━━━━━ RECORDED DATA

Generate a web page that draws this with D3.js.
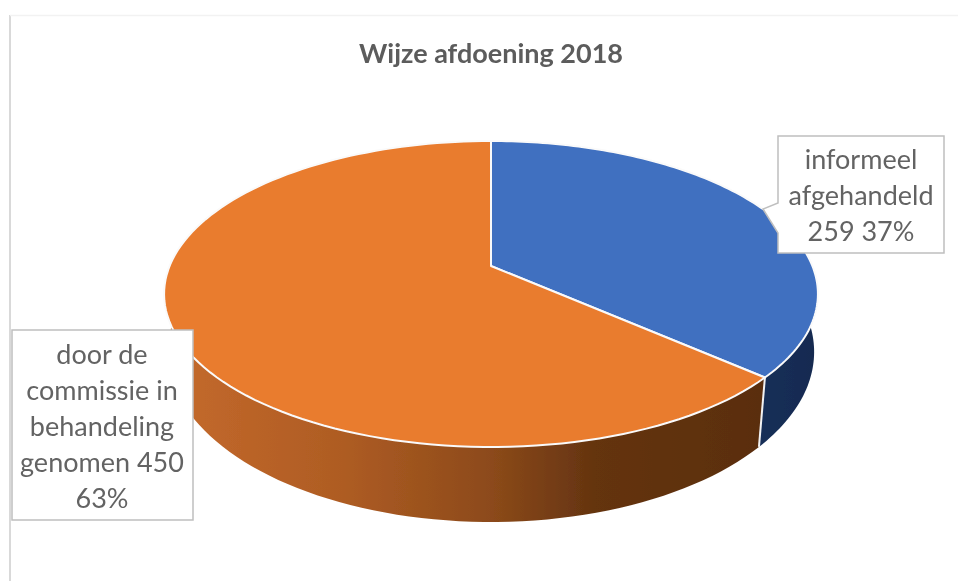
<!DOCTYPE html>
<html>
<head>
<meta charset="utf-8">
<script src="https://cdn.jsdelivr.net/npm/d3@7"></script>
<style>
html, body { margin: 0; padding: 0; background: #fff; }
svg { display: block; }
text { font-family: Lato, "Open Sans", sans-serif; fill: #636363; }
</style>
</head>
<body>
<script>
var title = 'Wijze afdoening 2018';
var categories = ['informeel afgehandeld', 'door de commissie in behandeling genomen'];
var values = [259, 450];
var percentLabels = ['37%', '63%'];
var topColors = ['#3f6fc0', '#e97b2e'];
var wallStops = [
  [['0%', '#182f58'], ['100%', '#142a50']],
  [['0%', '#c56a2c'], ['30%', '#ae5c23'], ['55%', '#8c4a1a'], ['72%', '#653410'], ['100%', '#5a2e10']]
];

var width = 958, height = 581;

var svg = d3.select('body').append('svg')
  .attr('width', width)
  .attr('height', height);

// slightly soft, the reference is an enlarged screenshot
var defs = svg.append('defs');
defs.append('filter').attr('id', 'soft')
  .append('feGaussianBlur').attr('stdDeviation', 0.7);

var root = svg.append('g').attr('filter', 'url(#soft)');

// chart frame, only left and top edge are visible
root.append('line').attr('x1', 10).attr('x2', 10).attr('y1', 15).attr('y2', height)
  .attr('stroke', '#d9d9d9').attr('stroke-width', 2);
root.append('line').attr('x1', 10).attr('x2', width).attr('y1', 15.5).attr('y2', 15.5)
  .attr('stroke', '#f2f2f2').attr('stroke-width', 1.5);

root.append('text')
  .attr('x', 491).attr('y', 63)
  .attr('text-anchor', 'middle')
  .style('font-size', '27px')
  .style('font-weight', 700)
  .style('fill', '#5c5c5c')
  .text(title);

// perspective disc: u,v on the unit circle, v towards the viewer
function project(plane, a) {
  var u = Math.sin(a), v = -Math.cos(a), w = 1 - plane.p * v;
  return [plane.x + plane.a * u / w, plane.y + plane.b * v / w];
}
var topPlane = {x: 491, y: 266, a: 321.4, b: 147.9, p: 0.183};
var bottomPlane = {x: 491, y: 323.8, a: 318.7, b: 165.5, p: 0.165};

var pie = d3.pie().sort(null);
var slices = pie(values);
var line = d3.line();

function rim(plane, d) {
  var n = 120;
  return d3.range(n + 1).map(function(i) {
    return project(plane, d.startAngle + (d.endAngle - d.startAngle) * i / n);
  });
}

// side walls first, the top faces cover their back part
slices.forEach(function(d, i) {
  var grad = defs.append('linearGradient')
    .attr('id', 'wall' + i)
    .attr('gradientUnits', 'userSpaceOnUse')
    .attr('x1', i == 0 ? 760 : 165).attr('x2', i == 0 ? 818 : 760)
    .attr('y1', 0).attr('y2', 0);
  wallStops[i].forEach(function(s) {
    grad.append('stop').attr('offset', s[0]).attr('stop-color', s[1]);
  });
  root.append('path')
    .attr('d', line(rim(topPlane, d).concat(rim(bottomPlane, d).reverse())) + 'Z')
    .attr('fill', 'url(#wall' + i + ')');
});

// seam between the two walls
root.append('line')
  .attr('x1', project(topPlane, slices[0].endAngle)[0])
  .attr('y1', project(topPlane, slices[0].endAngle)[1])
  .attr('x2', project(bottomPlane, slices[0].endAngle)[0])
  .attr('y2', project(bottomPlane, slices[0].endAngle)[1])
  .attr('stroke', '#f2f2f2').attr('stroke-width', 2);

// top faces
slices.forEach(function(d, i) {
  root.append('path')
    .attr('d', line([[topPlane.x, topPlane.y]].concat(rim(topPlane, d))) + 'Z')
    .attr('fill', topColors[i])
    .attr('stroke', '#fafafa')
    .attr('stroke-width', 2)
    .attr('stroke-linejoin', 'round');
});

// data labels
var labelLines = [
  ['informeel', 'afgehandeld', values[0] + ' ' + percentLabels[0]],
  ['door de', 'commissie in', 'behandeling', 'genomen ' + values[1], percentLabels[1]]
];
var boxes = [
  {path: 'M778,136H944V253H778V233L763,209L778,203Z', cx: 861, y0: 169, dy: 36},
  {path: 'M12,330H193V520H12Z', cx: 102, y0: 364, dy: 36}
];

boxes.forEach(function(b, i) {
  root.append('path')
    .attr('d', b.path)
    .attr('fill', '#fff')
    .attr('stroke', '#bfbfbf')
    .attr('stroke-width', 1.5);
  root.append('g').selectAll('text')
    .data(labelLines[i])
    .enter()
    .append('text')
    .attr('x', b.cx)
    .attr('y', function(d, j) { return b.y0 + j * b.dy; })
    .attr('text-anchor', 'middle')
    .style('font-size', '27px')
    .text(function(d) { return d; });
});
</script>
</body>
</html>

━━━━━━━━━━

YOUR GOAL. Make an exact reproduction of the listing above, without any pictures.

COMPLETED EXERCISE.
Generate a web page that draws this with D3.js.
<!DOCTYPE html>
<html>
<head>
<meta charset="utf-8">
<script src="https://cdn.jsdelivr.net/npm/d3@7"></script>
<style>
html, body { margin: 0; padding: 0; background: #fff; }
svg { display: block; }
text { font-family: Lato, "Open Sans", sans-serif; fill: #636363; }
</style>
</head>
<body>
<script>
var title = 'Wijze afdoening 2018';
var categories = ['informeel afgehandeld', 'door de commissie in behandeling genomen'];
var values = [259, 450];
var percentLabels = ['37%', '63%'];
var topColors = ['#3f6fc0', '#e97b2e'];
var wallStops = [
  [['0%', '#182f58'], ['100%', '#142a50']],
  [['0%', '#c56a2c'], ['30%', '#ae5c23'], ['55%', '#8c4a1a'], ['72%', '#653410'], ['100%', '#5a2e10']]
];

var width = 958, height = 581;

var svg = d3.select('body').append('svg')
  .attr('width', width)
  .attr('height', height);

// slightly soft, the reference is an enlarged screenshot
var defs = svg.append('defs');
defs.append('filter').attr('id', 'soft')
  .append('feGaussianBlur').attr('stdDeviation', 0.7);

var root = svg.append('g').attr('filter', 'url(#soft)');

// chart frame, only left and top edge are visible
root.append('line').attr('x1', 10).attr('x2', 10).attr('y1', 15).attr('y2', height)
  .attr('stroke', '#d9d9d9').attr('stroke-width', 2);
root.append('line').attr('x1', 10).attr('x2', width).attr('y1', 15.5).attr('y2', 15.5)
  .attr('stroke', '#f2f2f2').attr('stroke-width', 1.5);

root.append('text')
  .attr('x', 491).attr('y', 63)
  .attr('text-anchor', 'middle')
  .style('font-size', '27px')
  .style('font-weight', 700)
  .style('fill', '#5c5c5c')
  .text(title);

// perspective disc: u,v on the unit circle, v towards the viewer
function project(plane, a) {
  var u = Math.sin(a), v = -Math.cos(a), w = 1 - plane.p * v;
  return [plane.x + plane.a * u / w, plane.y + plane.b * v / w];
}
var topPlane = {x: 491, y: 266, a: 321.4, b: 147.9, p: 0.183};
var bottomPlane = {x: 491, y: 323.8, a: 318.7, b: 165.5, p: 0.165};

var pie = d3.pie().sort(null);
var slices = pie(values);
var line = d3.line();

function rim(plane, d) {
  var n = 120;
  return d3.range(n + 1).map(function(i) {
    return project(plane, d.startAngle + (d.endAngle - d.startAngle) * i / n);
  });
}

// side walls first, the top faces cover their back part
slices.forEach(function(d, i) {
  var grad = defs.append('linearGradient')
    .attr('id', 'wall' + i)
    .attr('gradientUnits', 'userSpaceOnUse')
    .attr('x1', i == 0 ? 760 : 165).attr('x2', i == 0 ? 818 : 760)
    .attr('y1', 0).attr('y2', 0);
  wallStops[i].forEach(function(s) {
    grad.append('stop').attr('offset', s[0]).attr('stop-color', s[1]);
  });
  root.append('path')
    .attr('d', line(rim(topPlane, d).concat(rim(bottomPlane, d).reverse())) + 'Z')
    .attr('fill', 'url(#wall' + i + ')');
});

// seam between the two walls
root.append('line')
  .attr('x1', project(topPlane, slices[0].endAngle)[0])
  .attr('y1', project(topPlane, slices[0].endAngle)[1])
  .attr('x2', project(bottomPlane, slices[0].endAngle)[0])
  .attr('y2', project(bottomPlane, slices[0].endAngle)[1])
  .attr('stroke', '#f2f2f2').attr('stroke-width', 2);

// top faces
slices.forEach(function(d, i) {
  root.append('path')
    .attr('d', line([[topPlane.x, topPlane.y]].concat(rim(topPlane, d))) + 'Z')
    .attr('fill', topColors[i])
    .attr('stroke', '#fafafa')
    .attr('stroke-width', 2)
    .attr('stroke-linejoin', 'round');
});

// data labels
var labelLines = [
  ['informeel', 'afgehandeld', values[0] + ' ' + percentLabels[0]],
  ['door de', 'commissie in', 'behandeling', 'genomen ' + values[1], percentLabels[1]]
];
var boxes = [
  {path: 'M778,136H944V253H778V233L763,209L778,203Z', cx: 861, y0: 169, dy: 36},
  {path: 'M12,330H193V520H12Z', cx: 102, y0: 364, dy: 36}
];

boxes.forEach(function(b, i) {
  root.append('path')
    .attr('d', b.path)
    .attr('fill', '#fff')
    .attr('stroke', '#bfbfbf')
    .attr('stroke-width', 1.5);
  root.append('g').selectAll('text')
    .data(labelLines[i])
    .enter()
    .append('text')
    .attr('x', b.cx)
    .attr('y', function(d, j) { return b.y0 + j * b.dy; })
    .attr('text-anchor', 'middle')
    .style('font-size', '27px')
    .text(function(d) { return d; });
});
</script>
</body>
</html>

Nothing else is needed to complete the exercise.